Thailand: Meet Ayesha, a scholar from Urban Education Project (UEP)

31 January 2022

Related: Education, Thailand
Ratjai Adjayutpokin (Urban Education Project Director), Ayesha and Fr. Kevin Cullen, S.J. (Country Director, JRS Thailand) at JRS Thailand office.

Meet Ayesha, a scholar from Urban Education Project, JRS Thailand.

Ayesha fled from persecution in Pakistan and came to Thailand in 2013. At first, she thought she would sink into a state of depression due to the fact that Refugees are at risk of being arrested in Bangkok, and life is lived in the same small room every day. But her resilient mindset is something else. Ayesha is rising stronger. She decided to take a bold step and chase her academic path. Now she’s pursuing a Master’s degree in International Relations at Thammasat University. Ayesha is one of the amazing students who achieves a scholarship from JRS Thailand.

And here are her secrets.

1. Don’t be afraid to try new things.

“If I tried and failed, it’s okay. But if I never try, I’ll just be living with regret and it’s more painful,” said Ayesha about her first step to her dream. She was looking on the internet to find which University offers an English Program. Back in Pakistan, she never studied a full course in English. The First Semester was hard for her as she understood only a few things in class. She had to work harder outside the class. Ayesha invested a lot of time in extracurricular events and joined an international students club. Then she had the chance to connect with people and learn from them. She never gives up and always finds a way to learn new things.

2. Surround yourself with good people.

She decided to leave the community where she first arrived because the neighborhood was not the right energy for her. “When you feel you don’t belong there, you leave.” Ayesha always knows what she wants and she goes for it. She realized that she could not be in this group of people who spoke negative things and lived in fear all the time. That decision sent her on her way to find the University and to live a different life. “The people in your circle matter a lot.” She always meets new people and befriends other students in the University.

3. Positivity is the key.

As a refugee woman, life is challenging enough for Ayesha. She found out that the more she thinks negatively about her life, the more it affects her personality. “If you’re just living in your past and put your past into your present and think that you’re the victim of the world and do nothing about that, you had just proved to yourself that way.” She started to treat herself in the way she wanted others to treat her. She has self-respect, confidence, and dignity. Luck wasn’t the key to getting her into the University, but rather the positivity in finding hope and believing in every difficulty she confronted.

4. Find your passion.

When you feel trapped in one place, it’s hard to find passion. Ayesha suggested that first, you should get yourself out of your comfort zone. And when you have a passion to do something, there is nothing that can stop you from doing that. She received admission to the University even when her English skills were limited. But with the passion inside her, she knew she needed to learn English very fast and at any cost. There were times when she was tired and fatigued, but the only passion got her over this to achieve what she wanted. “You have to do and never give up,” said Ayesha.

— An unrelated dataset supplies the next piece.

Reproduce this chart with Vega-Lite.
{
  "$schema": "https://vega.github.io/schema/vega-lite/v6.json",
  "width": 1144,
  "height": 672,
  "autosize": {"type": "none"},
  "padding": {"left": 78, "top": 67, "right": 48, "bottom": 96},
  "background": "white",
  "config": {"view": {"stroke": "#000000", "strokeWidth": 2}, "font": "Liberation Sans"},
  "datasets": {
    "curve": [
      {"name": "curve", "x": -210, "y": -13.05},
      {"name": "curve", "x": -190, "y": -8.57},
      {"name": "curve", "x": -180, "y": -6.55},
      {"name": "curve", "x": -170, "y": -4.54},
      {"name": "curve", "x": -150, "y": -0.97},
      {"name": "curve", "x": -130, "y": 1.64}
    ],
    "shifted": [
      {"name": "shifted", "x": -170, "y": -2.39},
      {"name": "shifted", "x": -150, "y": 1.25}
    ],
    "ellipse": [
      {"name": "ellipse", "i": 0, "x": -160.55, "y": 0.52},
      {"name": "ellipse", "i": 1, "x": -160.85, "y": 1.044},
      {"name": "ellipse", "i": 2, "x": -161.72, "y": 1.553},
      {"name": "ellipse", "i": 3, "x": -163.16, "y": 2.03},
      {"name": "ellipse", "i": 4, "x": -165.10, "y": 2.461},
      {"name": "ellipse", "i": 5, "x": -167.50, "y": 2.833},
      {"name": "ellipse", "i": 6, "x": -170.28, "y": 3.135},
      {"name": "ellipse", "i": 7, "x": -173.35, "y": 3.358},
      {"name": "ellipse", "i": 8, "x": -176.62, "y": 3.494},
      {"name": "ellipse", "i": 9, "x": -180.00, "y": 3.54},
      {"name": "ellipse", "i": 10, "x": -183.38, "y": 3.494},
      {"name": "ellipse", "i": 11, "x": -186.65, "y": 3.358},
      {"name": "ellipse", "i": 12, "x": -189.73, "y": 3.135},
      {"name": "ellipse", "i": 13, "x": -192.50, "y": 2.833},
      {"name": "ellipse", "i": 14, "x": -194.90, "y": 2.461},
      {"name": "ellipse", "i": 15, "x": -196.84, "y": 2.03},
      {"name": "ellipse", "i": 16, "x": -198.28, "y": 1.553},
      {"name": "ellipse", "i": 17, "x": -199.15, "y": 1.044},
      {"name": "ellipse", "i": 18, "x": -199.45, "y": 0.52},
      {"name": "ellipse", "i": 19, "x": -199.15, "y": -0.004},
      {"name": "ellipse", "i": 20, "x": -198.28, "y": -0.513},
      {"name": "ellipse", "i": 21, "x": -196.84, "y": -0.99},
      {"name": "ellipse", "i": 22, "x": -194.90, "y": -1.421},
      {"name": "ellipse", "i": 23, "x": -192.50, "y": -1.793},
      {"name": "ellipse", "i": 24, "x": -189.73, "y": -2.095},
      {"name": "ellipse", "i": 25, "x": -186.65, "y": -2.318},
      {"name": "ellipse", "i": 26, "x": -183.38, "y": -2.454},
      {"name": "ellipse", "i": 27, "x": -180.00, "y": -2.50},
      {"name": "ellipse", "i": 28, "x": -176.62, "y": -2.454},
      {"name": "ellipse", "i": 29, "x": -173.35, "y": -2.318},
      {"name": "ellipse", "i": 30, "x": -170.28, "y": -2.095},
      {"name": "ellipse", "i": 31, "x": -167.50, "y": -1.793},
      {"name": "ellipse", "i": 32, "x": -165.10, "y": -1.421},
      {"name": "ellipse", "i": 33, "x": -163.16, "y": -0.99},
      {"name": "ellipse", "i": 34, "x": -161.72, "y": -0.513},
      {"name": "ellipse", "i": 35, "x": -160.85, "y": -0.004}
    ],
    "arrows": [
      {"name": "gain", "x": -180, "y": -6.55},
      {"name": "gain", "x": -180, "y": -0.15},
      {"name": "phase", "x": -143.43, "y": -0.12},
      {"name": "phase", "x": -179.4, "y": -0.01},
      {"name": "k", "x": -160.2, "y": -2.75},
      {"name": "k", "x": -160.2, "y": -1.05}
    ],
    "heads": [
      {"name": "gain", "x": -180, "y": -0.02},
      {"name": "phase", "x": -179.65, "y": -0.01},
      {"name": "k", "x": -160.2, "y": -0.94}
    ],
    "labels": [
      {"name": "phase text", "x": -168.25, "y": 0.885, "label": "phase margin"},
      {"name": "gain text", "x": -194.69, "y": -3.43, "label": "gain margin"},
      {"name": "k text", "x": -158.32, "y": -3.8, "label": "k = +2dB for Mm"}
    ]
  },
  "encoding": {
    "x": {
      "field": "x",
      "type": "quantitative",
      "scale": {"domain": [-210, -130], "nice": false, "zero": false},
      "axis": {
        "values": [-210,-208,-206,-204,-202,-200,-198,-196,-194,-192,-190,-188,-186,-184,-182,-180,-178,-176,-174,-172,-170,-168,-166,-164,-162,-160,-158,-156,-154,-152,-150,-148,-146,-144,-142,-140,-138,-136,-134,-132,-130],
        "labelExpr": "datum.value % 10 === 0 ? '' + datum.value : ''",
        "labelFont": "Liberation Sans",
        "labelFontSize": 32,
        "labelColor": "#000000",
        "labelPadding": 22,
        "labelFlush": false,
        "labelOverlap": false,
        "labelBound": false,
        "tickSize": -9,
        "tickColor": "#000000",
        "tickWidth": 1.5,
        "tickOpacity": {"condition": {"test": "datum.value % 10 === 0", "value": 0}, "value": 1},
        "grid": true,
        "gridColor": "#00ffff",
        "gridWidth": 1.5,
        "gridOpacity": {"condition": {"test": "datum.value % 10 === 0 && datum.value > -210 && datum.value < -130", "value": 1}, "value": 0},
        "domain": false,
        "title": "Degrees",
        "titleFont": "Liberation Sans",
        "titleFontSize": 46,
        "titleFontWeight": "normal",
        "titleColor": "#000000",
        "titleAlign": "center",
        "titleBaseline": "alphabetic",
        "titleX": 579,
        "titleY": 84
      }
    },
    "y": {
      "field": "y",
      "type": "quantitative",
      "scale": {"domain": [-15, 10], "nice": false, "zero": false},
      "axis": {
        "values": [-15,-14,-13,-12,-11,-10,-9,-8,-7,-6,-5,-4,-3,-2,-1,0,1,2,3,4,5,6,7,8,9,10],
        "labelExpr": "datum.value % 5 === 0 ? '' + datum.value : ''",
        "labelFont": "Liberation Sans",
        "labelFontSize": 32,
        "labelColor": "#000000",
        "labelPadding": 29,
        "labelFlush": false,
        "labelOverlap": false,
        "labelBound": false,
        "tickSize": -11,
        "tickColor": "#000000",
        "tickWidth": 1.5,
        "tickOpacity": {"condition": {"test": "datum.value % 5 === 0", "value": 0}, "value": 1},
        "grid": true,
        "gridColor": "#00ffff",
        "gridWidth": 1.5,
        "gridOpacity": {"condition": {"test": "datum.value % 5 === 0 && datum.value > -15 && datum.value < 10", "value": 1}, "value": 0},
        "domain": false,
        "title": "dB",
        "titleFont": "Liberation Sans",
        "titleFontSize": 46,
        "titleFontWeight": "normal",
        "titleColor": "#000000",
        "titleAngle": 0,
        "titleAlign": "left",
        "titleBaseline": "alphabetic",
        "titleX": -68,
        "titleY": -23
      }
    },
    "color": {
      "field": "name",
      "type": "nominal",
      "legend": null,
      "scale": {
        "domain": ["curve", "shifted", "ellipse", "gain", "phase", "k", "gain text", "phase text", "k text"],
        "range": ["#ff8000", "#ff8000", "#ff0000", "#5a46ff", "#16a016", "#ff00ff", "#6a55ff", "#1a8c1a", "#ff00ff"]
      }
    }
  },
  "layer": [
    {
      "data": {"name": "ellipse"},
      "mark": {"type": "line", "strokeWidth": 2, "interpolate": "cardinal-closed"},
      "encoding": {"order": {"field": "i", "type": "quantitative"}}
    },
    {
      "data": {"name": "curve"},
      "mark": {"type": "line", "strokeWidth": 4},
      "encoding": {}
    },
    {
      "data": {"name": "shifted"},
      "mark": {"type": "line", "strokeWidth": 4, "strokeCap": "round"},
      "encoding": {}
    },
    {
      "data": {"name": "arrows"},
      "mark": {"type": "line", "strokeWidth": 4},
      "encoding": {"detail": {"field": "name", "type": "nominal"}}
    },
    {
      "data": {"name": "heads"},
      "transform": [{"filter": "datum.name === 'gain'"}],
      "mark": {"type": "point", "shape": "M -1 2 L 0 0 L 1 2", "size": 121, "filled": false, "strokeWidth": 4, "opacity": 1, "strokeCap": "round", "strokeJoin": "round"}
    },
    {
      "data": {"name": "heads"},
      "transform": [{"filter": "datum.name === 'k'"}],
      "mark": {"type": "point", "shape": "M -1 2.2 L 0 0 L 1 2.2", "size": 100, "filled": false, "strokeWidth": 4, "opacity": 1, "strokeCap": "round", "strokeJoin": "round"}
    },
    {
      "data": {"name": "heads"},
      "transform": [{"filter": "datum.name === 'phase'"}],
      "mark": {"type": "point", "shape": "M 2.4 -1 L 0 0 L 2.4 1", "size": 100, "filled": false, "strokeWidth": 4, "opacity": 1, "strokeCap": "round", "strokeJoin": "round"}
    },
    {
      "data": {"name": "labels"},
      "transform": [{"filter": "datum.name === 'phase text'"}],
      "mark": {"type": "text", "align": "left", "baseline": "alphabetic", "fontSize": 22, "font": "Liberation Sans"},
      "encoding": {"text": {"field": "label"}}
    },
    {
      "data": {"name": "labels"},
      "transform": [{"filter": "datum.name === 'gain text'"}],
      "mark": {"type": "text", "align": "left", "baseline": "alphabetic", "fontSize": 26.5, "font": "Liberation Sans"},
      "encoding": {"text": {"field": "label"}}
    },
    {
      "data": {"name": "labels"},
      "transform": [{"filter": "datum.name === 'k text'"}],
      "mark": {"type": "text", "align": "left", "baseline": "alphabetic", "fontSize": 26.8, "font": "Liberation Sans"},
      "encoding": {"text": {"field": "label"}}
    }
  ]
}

Refugee people are likely to be given the second chance with their lives. I was given the opportunity to study in the University and start my life over.

She couldn’t believe her eyes when she saw the announcement of a scholarship program for higher education from JRS Thailand. No one ever talks about support in higher education for asylum seekers and refugees. JRS has played an important role in Ayesha’s Master’s degree program.

As a minority and as a woman, her opportunities in education were limited. In general, her culture does not support women to go to University or receive Higher Education. The belief that money is earned from only men is fundamentally strong in the culture. Women have to sit and wait at home for their livelihoods. Sometimes, they suffer from domestic violence and are not able to leave it as they will have no financial support. With education, they grow in independence and can make good decisions for their own life. With education, people can express themselves, refine and define themselves in a better way in the world. Ayesha hopes that all refugee women are able to pursue their academic life with maximum opportunities.

Ratjai Adjayutpokin (Urban Education Project Director) and Ayesha signing the scholarship ToR.